Experimental Use Exception: An Indian Perspective

The experimental use exception under Indian patent law is something that hasn’t received much coverage, either in terms of case law or academic writings.
We (Prashant Reddy and I) have taken a shot at this doctrine and attempted to demonstrate the rather impressive width of this Indian exception and how it could be a model for other developing countries, particularly technologically proficient ones.

For those interested, please see the full text of this article that was published in IDEA, the flagship IP journal of the Franklin Pearce Law Center (FPLC). I reproduce the introduction below:

“Experimentation and research are necessary precursors to most scientific breakthroughs that we know of today. Little wonder then that many countries provide for what is commonly referred to as an “experimental use” exception use in their patent regimes, an exception that shields experimental activities from charges of patent infringement.

The underlying rationale of such an exception appears to be that experimentation on a patented invention is necessary to test the invention and ensure that it works in the manner claimed—i.e., to validate the “disclosure” function of patents and provide credence to the “bargain” or the “social contract” theory. Some countries have gone further and permitted their exception to even cover the testing of patented inventions with a view to creating improvements or inventing around such patents.

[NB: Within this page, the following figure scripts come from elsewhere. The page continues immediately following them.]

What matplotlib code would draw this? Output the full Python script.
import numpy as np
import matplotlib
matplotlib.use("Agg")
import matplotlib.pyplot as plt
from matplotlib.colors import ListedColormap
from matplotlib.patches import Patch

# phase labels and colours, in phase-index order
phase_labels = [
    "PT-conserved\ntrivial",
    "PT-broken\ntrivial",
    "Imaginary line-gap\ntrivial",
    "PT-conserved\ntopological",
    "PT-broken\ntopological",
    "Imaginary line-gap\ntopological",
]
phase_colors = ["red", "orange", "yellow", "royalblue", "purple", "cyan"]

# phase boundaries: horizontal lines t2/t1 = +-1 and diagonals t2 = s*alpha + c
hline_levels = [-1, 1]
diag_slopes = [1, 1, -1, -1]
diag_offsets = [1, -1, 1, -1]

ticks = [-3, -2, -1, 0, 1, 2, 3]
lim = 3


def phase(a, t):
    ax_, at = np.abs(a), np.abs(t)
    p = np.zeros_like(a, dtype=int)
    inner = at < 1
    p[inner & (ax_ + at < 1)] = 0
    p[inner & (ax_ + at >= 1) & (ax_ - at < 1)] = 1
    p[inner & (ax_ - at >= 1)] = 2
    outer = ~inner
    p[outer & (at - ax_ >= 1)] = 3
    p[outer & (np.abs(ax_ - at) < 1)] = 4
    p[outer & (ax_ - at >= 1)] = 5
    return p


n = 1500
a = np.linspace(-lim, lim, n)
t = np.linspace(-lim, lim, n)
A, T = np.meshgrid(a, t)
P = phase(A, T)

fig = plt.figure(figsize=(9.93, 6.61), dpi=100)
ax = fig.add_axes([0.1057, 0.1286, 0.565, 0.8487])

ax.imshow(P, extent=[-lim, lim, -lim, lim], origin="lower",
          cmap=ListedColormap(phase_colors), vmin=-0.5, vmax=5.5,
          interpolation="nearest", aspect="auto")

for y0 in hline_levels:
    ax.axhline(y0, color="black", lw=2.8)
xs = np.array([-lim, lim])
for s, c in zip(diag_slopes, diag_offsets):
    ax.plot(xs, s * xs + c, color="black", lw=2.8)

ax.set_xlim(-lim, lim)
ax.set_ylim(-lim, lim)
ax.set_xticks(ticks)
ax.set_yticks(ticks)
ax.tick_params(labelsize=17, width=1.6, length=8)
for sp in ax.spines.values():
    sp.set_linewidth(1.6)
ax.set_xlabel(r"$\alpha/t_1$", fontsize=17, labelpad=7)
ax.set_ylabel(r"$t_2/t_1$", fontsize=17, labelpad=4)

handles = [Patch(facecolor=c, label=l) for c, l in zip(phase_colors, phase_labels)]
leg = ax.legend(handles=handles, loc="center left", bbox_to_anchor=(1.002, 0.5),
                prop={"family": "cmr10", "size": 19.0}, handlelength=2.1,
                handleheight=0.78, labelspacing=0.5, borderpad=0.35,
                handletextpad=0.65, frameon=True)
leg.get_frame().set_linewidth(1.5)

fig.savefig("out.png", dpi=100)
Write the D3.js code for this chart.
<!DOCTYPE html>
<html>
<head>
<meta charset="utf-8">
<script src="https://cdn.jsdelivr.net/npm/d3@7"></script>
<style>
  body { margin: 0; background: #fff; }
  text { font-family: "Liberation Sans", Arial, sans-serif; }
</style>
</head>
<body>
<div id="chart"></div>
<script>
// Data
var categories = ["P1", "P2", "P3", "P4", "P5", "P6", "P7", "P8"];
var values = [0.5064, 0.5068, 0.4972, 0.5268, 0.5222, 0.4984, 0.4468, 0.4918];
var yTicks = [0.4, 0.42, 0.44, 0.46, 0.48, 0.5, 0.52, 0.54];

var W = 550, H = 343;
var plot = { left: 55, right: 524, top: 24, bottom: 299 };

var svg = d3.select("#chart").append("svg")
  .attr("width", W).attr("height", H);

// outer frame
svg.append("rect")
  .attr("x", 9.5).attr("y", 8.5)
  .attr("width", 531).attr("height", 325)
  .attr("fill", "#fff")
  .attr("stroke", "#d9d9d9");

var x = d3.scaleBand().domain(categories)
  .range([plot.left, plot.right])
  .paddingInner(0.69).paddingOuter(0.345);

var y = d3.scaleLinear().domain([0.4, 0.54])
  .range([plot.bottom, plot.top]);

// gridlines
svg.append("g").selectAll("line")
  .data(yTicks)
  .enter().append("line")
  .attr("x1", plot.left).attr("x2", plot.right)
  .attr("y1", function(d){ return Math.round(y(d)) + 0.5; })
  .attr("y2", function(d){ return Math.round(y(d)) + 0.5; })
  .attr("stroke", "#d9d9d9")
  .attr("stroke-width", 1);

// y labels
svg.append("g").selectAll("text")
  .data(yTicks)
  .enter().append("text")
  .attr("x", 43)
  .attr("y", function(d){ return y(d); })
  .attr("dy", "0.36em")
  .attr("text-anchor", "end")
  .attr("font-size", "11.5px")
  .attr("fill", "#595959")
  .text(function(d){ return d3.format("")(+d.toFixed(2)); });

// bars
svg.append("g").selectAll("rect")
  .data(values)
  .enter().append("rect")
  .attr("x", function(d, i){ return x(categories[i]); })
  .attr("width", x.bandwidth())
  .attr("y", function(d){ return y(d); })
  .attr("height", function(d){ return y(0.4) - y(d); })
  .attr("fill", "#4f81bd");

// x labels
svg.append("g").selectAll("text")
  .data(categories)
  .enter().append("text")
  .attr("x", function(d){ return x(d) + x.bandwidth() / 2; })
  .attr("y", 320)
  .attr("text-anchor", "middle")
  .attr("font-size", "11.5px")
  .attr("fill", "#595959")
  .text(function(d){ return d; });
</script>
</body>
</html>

This Article argues that this latter rationale is particularly appealing in the context of developing countries that are often net importers of patented technology caught in the game of technological catch up. To that extent, this Article attempts to offer a “developmental” perspective on the experimental use exception.

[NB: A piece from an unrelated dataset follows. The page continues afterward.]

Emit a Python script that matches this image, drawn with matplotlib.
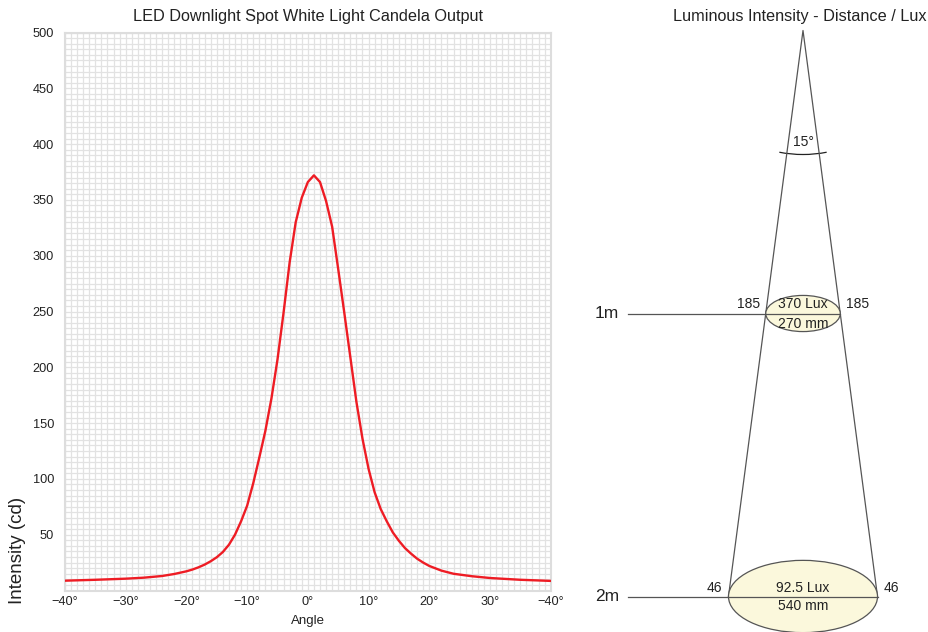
import numpy as np
import matplotlib
matplotlib.use("Agg")
import matplotlib.pyplot as plt
from matplotlib.patches import Ellipse, Arc
from matplotlib.ticker import FixedLocator, MultipleLocator

plt.rcParams['font.family'] = ['Liberation Sans', 'DejaVu Sans']

#------
# data
#------
angles = [-40, -35, -30, -27, -24, -22, -20, -19, -18, -17, -16, -15, -14, -13, -12, -11, -10,
          -9, -8, -7, -6, -5, -4, -3, -2, -1, 0, 1, 2, 3, 4, 5, 6, 7, 8, 9, 10,
          11, 12, 13, 14, 15, 16, 17, 18, 19, 20, 22, 24, 27, 30, 35, 40]
intensity = [8.8, 9.6, 10.6, 11.5, 13, 14.8, 17.2, 18.8, 20.8, 23.2, 26.2, 29.8, 34.5, 41, 50, 62, 76,
             96, 119, 143, 172, 207, 249, 294, 330, 352, 366, 372, 366, 349, 326, 288, 249, 209, 169, 136, 109,
             88, 73, 62, 52, 44.5, 38, 33, 28.5, 25, 22, 17.8, 15, 12.8, 11.2, 9.6, 8.6]

xTicks = [-40, -30, -20, -10, 0, 10, 20, 30, 40]
xTickLabels = ['\u221240\u00b0', '\u221230\u00b0', '\u221220\u00b0', '\u221210\u00b0', '0\u00b0',
               '10\u00b0', '20\u00b0', '30\u00b0', '\u221240\u00b0']
yTicks = [50, 100, 150, 200, 250, 300, 350, 400, 450, 500]

beamAngle = 15
distances = [1, 2]
distLabels = ['1m', '2m']
luxLabels = ['370 Lux', '92.5 Lux']
diameterLabels = ['270 mm', '540 mm']
edgeLabels = ['185', '46']

W, H = 929, 632
fig = plt.figure(figsize=(W / 100, H / 100), dpi=100)

textColor = '#222222'
lineGray = '#555555'

#------
# candela curve
#------
axL, axR, axT, axB = 65, 550.7, 32.5, 590.5
ax = fig.add_axes([axL / W, 1 - axB / H, (axR - axL) / W, (axB - axT) / H])
ax.plot(angles, intensity, color='#ee1c24', lw=1.7, zorder=3)
ax.set_xlim(-40, 40)
ax.set_ylim(0, 500)
ax.xaxis.set_major_locator(FixedLocator(xTicks))
ax.set_xticklabels(xTickLabels)
ax.yaxis.set_major_locator(FixedLocator(yTicks))
ax.xaxis.set_minor_locator(MultipleLocator(1))
ax.yaxis.set_minor_locator(MultipleLocator(5))
ax.grid(which='both', color='#e2e2e2', lw=0.9)
ax.set_axisbelow(True)
ax.tick_params(which='both', length=0, labelsize=9.2, colors=textColor)
ax.tick_params(axis='x', pad=4)
ax.tick_params(axis='y', pad=8)
for s in ax.spines.values():
    s.set_color('#dddddd')
    s.set_linewidth(1.5)
fig.text(308 / W, 1 - 17 / H, 'LED Downlight Spot White Light Candela Output', ha='center', va='center',
         fontsize=11.7, color=textColor)
fig.text(308 / W, 1 - 621 / H, 'Angle', ha='center', va='center', fontsize=9.5, color=textColor)
fig.text(18 / W, 1 - 550 / H, 'Intensity (cd)', ha='center', va='center', rotation=90,
         fontsize=13.5, color=textColor)

#------
# distance / lux diagram (pixel coordinates)
#------
axD = fig.add_axes([580 / W, 0, (W - 580) / W, 1])
axD.set_xlim(580, W)
axD.set_ylim(H, 0)
axD.axis('off')

apexX, apexY = 803, 30.5
pxPerMeter = 283
halfTan = np.tan(np.radians(beamAngle / 2))
maxDist = max(distances)
bottomY = apexY + maxDist * pxPerMeter
bottomHalf = halfTan * maxDist * pxPerMeter
axD.plot([apexX - bottomHalf, apexX, apexX + bottomHalf], [bottomY, apexY, bottomY],
         color=lineGray, lw=0.9, zorder=2)

# angle arc
arcR = 124
arcSpan = 11
axD.add_patch(Arc((apexX, apexY), 2 * arcR, 2 * arcR, theta1=90 - arcSpan, theta2=90 + arcSpan,
                  color='#222222', lw=0.9))
axD.text(apexX, apexY + arcR - 13, str(beamAngle) + '\u00b0', ha='center', va='center',
         fontsize=10, color=textColor)

for d, dl, lx, dm, el in zip(distances, distLabels, luxLabels, diameterLabels, edgeLabels):
    y = apexY + d * pxPerMeter
    half = halfTan * d * pxPerMeter
    axD.add_patch(Ellipse((apexX, y), 2 * half, 0.97 * half, facecolor='#fbf8dc',
                          edgecolor=lineGray, lw=0.9, zorder=3))
    axD.plot([628, apexX + half], [y, y], color=lineGray, lw=0.9, zorder=4)
    axD.text(607, y, dl, ha='center', va='center', fontsize=12.5, color=textColor)
    axD.text(apexX, y - 9, lx, ha='center', va='center', fontsize=10, color=textColor, zorder=5)
    axD.text(apexX, y + 10, dm, ha='center', va='center', fontsize=10, color=textColor, zorder=5)
    axD.text(apexX - half - 6, y - 9, el, ha='right', va='center', fontsize=10, color=textColor)
    axD.text(apexX + half + 6, y - 9, el, ha='left', va='center', fontsize=10, color=textColor)

axD.text(800, 17, 'Luminous Intensity - Distance / Lux', ha='center', va='center',
         fontsize=11.7, color=textColor)

plt.savefig('out.png', dpi=100)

This perspective is offered through the specific lens of India, a developing country that articulated a statutory exception in its patent regime as far back as 1970. A plain reading of the Indian section vests it with a latitude not found in most other regimes. The Indian provision may therefore serve as a model for other developing countries that wish to boost their innovative potential.

A wide experimental use provision is particularly appealing to “technologically proficient” developing countries such as India, China, and Brazil that are yet to witness significant levels of innovation. Since such countries are gaining proficiency as low cost hubs of outsourced research and development (“R&D”) by multinational technology majors, we argue that a wide research exemption ought to be leveraged to attract even greater levels of outsourced research to such countries.

However, in order to effectively leverage the exception, developing countries must ensure that there is a complete and enabling disclosure of the patented invention. Most patent regimes, even those in the developed world, have been gamed by clever attorneys who hide more than they reveal in patent applications. Countries therefore ought to insist on higher disclsoure standards.

This would not only ensure that patentees live up to their part of the bargain and merit the twenty-year monoploy that society grants them, but also help a number of countries to study patents effectively and experiment with underlying technology.”